United States: Home price growth reaches two-year low in October
Home price growth continued on its seven-month downward trend in October, as rising mortgage rates reduce affordability. On a month-on-month basis, the S&P/Case-Shiller 20-city composite home price index was flat for the third consecutive time in October. When adjusted for seasonal factors, house prices grew 0.4% from the previous month in October, down from September’s 0.7% and matching market expectations.
In annual terms, home price growth fell to a two-year low of 5.0% in October, down from 5.2% in September. Price gains in West Coast cities remained far stronger than Midwestern and East Coast cities, with Las Vegas, San Francisco and Phoenix registering the largest year-on-year price increases. Overall, 14 out of the 20 cities in the index registered slower annual price growth in October.

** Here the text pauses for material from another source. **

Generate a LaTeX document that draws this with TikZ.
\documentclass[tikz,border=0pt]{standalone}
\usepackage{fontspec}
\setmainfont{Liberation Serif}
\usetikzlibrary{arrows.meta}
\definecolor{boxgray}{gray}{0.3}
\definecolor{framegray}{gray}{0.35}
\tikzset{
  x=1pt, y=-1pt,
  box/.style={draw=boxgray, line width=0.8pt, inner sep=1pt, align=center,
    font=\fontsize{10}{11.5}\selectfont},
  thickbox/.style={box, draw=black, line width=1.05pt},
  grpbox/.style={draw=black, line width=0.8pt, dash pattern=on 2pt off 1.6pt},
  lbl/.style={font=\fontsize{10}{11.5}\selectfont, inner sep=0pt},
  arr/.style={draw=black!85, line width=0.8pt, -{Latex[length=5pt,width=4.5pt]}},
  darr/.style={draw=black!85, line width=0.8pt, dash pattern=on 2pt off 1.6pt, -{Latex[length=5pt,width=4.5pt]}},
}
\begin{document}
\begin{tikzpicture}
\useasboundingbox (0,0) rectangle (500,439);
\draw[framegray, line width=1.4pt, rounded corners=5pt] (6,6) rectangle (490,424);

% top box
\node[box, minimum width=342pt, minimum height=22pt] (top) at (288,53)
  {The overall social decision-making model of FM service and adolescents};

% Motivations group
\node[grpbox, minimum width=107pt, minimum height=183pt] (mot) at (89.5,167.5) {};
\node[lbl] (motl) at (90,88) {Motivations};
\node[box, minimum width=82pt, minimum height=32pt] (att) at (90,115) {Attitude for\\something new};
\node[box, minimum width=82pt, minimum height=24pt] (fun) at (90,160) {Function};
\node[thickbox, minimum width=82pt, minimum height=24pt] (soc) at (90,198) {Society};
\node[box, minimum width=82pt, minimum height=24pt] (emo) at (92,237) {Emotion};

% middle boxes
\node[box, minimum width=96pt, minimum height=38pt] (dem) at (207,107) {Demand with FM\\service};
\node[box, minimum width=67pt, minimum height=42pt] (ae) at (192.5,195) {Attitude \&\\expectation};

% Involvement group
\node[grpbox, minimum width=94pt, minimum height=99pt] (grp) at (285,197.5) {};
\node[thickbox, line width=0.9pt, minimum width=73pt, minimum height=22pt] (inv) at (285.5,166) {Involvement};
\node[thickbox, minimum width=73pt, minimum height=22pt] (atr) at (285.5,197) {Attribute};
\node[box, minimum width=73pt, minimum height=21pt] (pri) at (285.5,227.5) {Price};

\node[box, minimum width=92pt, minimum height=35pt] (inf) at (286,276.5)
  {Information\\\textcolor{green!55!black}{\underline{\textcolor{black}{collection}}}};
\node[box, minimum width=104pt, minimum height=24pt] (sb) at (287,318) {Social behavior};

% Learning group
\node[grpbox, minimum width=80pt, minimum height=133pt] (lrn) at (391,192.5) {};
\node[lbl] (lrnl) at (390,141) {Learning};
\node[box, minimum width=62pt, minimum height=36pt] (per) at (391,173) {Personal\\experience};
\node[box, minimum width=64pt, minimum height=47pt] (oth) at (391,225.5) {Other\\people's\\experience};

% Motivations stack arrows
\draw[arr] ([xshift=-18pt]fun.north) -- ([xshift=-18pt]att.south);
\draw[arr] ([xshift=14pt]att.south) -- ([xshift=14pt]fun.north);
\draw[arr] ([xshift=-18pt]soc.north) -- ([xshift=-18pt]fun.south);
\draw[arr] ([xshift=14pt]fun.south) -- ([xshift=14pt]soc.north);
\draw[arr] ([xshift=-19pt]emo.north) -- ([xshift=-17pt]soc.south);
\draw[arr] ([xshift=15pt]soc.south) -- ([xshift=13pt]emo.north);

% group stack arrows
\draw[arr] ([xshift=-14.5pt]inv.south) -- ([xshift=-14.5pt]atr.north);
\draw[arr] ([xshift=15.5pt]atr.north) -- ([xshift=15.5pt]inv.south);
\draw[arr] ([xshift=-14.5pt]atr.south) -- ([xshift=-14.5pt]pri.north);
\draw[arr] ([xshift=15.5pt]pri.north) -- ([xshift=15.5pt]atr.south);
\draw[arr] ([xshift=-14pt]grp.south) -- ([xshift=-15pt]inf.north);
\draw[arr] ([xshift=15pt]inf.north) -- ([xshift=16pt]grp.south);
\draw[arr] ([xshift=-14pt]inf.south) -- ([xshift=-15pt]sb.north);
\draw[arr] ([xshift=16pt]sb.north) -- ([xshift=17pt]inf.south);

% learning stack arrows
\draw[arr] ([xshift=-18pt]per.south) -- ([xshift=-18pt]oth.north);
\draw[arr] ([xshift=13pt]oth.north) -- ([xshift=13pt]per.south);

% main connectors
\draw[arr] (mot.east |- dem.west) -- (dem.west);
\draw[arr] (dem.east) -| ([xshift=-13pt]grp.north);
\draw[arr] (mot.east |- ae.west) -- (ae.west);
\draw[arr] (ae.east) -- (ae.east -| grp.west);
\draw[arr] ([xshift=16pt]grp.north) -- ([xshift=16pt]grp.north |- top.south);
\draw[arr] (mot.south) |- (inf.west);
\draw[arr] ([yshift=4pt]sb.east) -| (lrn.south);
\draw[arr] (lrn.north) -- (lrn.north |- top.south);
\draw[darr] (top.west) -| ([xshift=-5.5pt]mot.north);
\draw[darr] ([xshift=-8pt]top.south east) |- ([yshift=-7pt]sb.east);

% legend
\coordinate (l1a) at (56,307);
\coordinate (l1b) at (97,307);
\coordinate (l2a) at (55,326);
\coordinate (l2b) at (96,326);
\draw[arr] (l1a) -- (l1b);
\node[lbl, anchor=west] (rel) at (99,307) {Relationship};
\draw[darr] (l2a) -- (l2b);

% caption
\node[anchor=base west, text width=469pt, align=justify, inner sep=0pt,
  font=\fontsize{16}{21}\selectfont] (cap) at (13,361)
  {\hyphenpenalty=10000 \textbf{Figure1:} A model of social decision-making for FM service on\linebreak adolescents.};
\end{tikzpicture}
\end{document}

Commenting on the outlook, David Blitzer, Managing Director at S&P Dow Jones Indices, noted:
“The combination of higher mortgage rates and higher home prices rising faster than incomes and wages means fewer people can afford to buy a house. Fixed rate 30-year mortgages are currently 4.75%, up from 4% one year earlier. Home prices are up 54%, or 40% excluding inflation, since they bottomed in 2012. Reduced affordability is slowing sales of both new and existing single family homes. Sales peaked in November 2017 and have drifted down since then”.